● **WRITTEN PROBLEM**
Write the lines out again, from the top of the material to the line containing "const innerH = height", pictures excluded.
· · · · ·
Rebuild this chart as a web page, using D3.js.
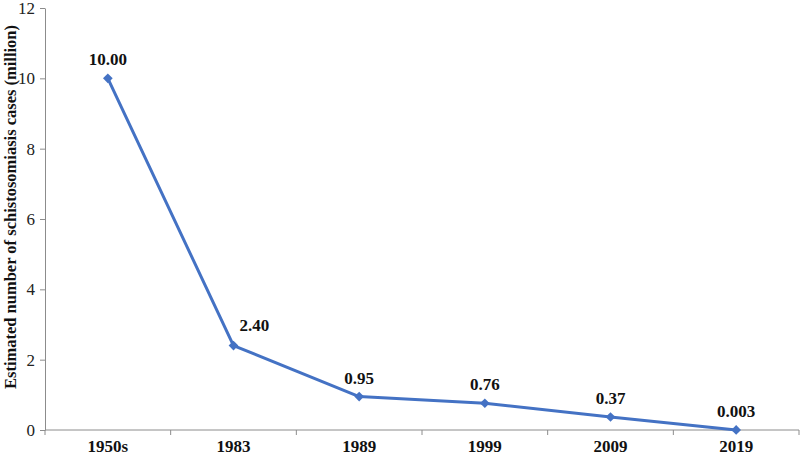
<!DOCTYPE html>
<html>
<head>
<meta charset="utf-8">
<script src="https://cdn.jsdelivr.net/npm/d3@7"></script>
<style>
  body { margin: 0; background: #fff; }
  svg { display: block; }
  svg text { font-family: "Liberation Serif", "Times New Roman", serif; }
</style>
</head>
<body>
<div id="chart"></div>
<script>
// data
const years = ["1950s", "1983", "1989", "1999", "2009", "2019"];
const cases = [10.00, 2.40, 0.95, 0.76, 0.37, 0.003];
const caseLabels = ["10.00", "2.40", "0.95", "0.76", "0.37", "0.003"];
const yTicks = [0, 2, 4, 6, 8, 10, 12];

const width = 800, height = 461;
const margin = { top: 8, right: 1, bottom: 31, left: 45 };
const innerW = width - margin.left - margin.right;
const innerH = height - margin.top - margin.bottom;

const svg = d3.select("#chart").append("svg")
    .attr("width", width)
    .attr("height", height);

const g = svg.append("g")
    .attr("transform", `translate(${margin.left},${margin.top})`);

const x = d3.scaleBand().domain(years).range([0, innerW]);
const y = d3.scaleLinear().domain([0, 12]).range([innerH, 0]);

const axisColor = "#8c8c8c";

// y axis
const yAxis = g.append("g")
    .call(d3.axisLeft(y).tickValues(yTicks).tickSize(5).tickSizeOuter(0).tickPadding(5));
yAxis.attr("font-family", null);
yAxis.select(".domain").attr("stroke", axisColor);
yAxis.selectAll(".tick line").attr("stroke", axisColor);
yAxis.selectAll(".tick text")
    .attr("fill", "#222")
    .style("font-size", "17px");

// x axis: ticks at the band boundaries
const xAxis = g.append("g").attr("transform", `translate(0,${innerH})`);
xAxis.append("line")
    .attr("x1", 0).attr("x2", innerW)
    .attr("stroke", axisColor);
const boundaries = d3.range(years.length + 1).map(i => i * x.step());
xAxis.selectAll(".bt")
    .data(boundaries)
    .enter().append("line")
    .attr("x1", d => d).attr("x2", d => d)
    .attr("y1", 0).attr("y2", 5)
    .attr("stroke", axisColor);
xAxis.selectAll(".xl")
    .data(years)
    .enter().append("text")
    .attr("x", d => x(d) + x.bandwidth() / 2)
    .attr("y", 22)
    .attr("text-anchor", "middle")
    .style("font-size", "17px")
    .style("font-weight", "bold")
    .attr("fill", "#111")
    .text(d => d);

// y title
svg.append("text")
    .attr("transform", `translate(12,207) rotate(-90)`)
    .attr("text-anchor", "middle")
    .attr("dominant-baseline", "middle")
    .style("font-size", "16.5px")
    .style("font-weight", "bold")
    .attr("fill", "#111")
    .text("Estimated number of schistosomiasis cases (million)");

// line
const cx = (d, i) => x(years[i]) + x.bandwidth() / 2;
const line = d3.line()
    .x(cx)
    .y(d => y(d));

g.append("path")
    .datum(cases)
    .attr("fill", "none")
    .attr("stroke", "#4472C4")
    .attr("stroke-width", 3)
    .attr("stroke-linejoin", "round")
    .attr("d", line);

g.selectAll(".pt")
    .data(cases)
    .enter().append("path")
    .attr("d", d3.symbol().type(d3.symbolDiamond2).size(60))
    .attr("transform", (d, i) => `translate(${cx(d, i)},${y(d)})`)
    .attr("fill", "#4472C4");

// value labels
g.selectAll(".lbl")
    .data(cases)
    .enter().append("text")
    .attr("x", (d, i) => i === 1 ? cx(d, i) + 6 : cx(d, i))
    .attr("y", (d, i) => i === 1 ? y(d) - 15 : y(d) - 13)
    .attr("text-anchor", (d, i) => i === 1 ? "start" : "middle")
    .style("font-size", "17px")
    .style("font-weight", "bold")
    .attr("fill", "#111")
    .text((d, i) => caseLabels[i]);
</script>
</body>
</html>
· · · · ·
● **FINAL RESULT**
Rebuild this chart as a web page, using D3.js.
<!DOCTYPE html>
<html>
<head>
<meta charset="utf-8">
<script src="https://cdn.jsdelivr.net/npm/d3@7"></script>
<style>
  body { margin: 0; background: #fff; }
  svg { display: block; }
  svg text { font-family: "Liberation Serif", "Times New Roman", serif; }
</style>
</head>
<body>
<div id="chart"></div>
<script>
// data
const years = ["1950s", "1983", "1989", "1999", "2009", "2019"];
const cases = [10.00, 2.40, 0.95, 0.76, 0.37, 0.003];
const caseLabels = ["10.00", "2.40", "0.95", "0.76", "0.37", "0.003"];
const yTicks = [0, 2, 4, 6, 8, 10, 12];

const width = 800, height = 461;
const margin = { top: 8, right: 1, bottom: 31, left: 45 };
const innerW = width - margin.left - margin.right;
const innerH = height - margin.top - margin.bottom;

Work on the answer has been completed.